## Exercise aim
Transcribe the material verbatim in full; the pictures do not belong in the copy.

## Data provided
====================

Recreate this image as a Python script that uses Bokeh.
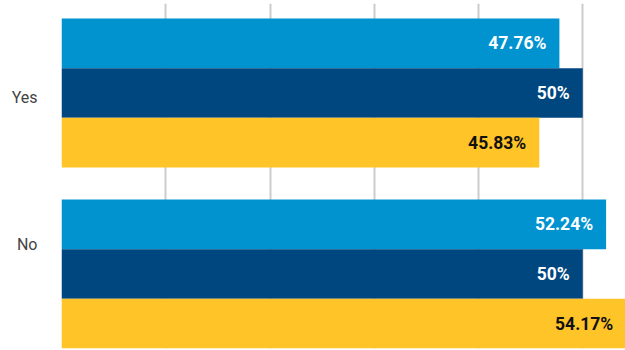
from bokeh.plotting import figure
from bokeh.models import ColumnDataSource, Range1d, FixedTicker
from bokeh.core.properties import value
from bokeh.embed import file_html
from bokeh.resources import INLINE

categories = ["Yes", "No"]
series_names = ["Series A", "Series B", "Series C"]
series_a = [47.76, 52.24]
series_b = [50.0, 50.0]
series_c = [45.83, 54.17]
all_series = [series_a, series_b, series_c]

colors = ["#0093D0", "#00467F", "#FFC428"]
text_colors = ["#FFFFFF", "#FFFFFF", "#111111"]

BAR_H = 0.2746          # bar thickness in category units
LABEL_SHIFT = [0.025, -0.163]  # where the category labels sit relative to group centres

def fmt(v):
    s = ("%.2f" % v).rstrip("0").rstrip(".")
    return s + "%"

p = figure(width=625, height=350, output_backend="svg", toolbar_location=None,
           x_range=Range1d(0, 54.1), y_range=Range1d(1.4116, -0.4945))
p.min_border_left = 61
p.min_border_right = 0
p.min_border_top = 3
p.min_border_bottom = 2
p.outline_line_color = None
p.background_fill_color = "white"
p.border_fill_color = "white"

p.xaxis.visible = False
p.xgrid.ticker = FixedTicker(ticks=[0, 10, 20, 30, 40, 50])
p.xgrid.grid_line_color = "#CCCCCC"
p.xgrid.grid_line_width = 2
p.ygrid.visible = False

for j, (vals, col, tcol, name) in enumerate(zip(all_series, colors, text_colors, series_names)):
    ys = [i + (j - 1) * BAR_H for i in range(len(categories))]
    src = ColumnDataSource(dict(y=ys, v=vals, lab=[fmt(v) for v in vals],
                                cat=categories))
    p.hbar(y="y", left=0, right="v", height=BAR_H, source=src,
           fill_color=col, line_color=None, name=name)
    p.text(x="v", y="y", text="lab", source=src, x_offset=-13,
           text_align="right", text_baseline="middle",
           text_font=value("Roboto"), text_font_style="bold",
           text_font_size="17.5px", text_color=tcol)

ax = p.yaxis[0]
ax.ticker = FixedTicker(ticks=[i + LABEL_SHIFT[i] for i in range(len(categories))])
ax.major_label_overrides = {i + LABEL_SHIFT[i]: c for i, c in enumerate(categories)}
ax.axis_line_color = None
ax.major_tick_line_color = None
ax.minor_tick_line_color = None
ax.major_tick_out = 0
ax.major_tick_in = 0
ax.major_label_standoff = 24
ax.major_label_text_font = "Roboto"
ax.major_label_text_font_size = "16px"
ax.major_label_text_color = "#444444"

open("out.html", "w").write(file_html(p, INLINE))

====================

## Result of the exercise
Recreate this image as a Python script that uses Bokeh.
from bokeh.plotting import figure
from bokeh.models import ColumnDataSource, Range1d, FixedTicker
from bokeh.core.properties import value
from bokeh.embed import file_html
from bokeh.resources import INLINE

categories = ["Yes", "No"]
series_names = ["Series A", "Series B", "Series C"]
series_a = [47.76, 52.24]
series_b = [50.0, 50.0]
series_c = [45.83, 54.17]
all_series = [series_a, series_b, series_c]

colors = ["#0093D0", "#00467F", "#FFC428"]
text_colors = ["#FFFFFF", "#FFFFFF", "#111111"]

BAR_H = 0.2746          # bar thickness in category units
LABEL_SHIFT = [0.025, -0.163]  # where the category labels sit relative to group centres

def fmt(v):
    s = ("%.2f" % v).rstrip("0").rstrip(".")
    return s + "%"

p = figure(width=625, height=350, output_backend="svg", toolbar_location=None,
           x_range=Range1d(0, 54.1), y_range=Range1d(1.4116, -0.4945))
p.min_border_left = 61
p.min_border_right = 0
p.min_border_top = 3
p.min_border_bottom = 2
p.outline_line_color = None
p.background_fill_color = "white"
p.border_fill_color = "white"

p.xaxis.visible = False
p.xgrid.ticker = FixedTicker(ticks=[0, 10, 20, 30, 40, 50])
p.xgrid.grid_line_color = "#CCCCCC"
p.xgrid.grid_line_width = 2
p.ygrid.visible = False

for j, (vals, col, tcol, name) in enumerate(zip(all_series, colors, text_colors, series_names)):
    ys = [i + (j - 1) * BAR_H for i in range(len(categories))]
    src = ColumnDataSource(dict(y=ys, v=vals, lab=[fmt(v) for v in vals],
                                cat=categories))
    p.hbar(y="y", left=0, right="v", height=BAR_H, source=src,
           fill_color=col, line_color=None, name=name)
    p.text(x="v", y="y", text="lab", source=src, x_offset=-13,
           text_align="right", text_baseline="middle",
           text_font=value("Roboto"), text_font_style="bold",
           text_font_size="17.5px", text_color=tcol)

ax = p.yaxis[0]
ax.ticker = FixedTicker(ticks=[i + LABEL_SHIFT[i] for i in range(len(categories))])
ax.major_label_overrides = {i + LABEL_SHIFT[i]: c for i, c in enumerate(categories)}
ax.axis_line_color = None
ax.major_tick_line_color = None
ax.minor_tick_line_color = None
ax.major_tick_out = 0
ax.major_tick_in = 0
ax.major_label_standoff = 24
ax.major_label_text_font = "Roboto"
ax.major_label_text_font_size = "16px"
ax.major_label_text_color = "#444444"

open("out.html", "w").write(file_html(p, INLINE))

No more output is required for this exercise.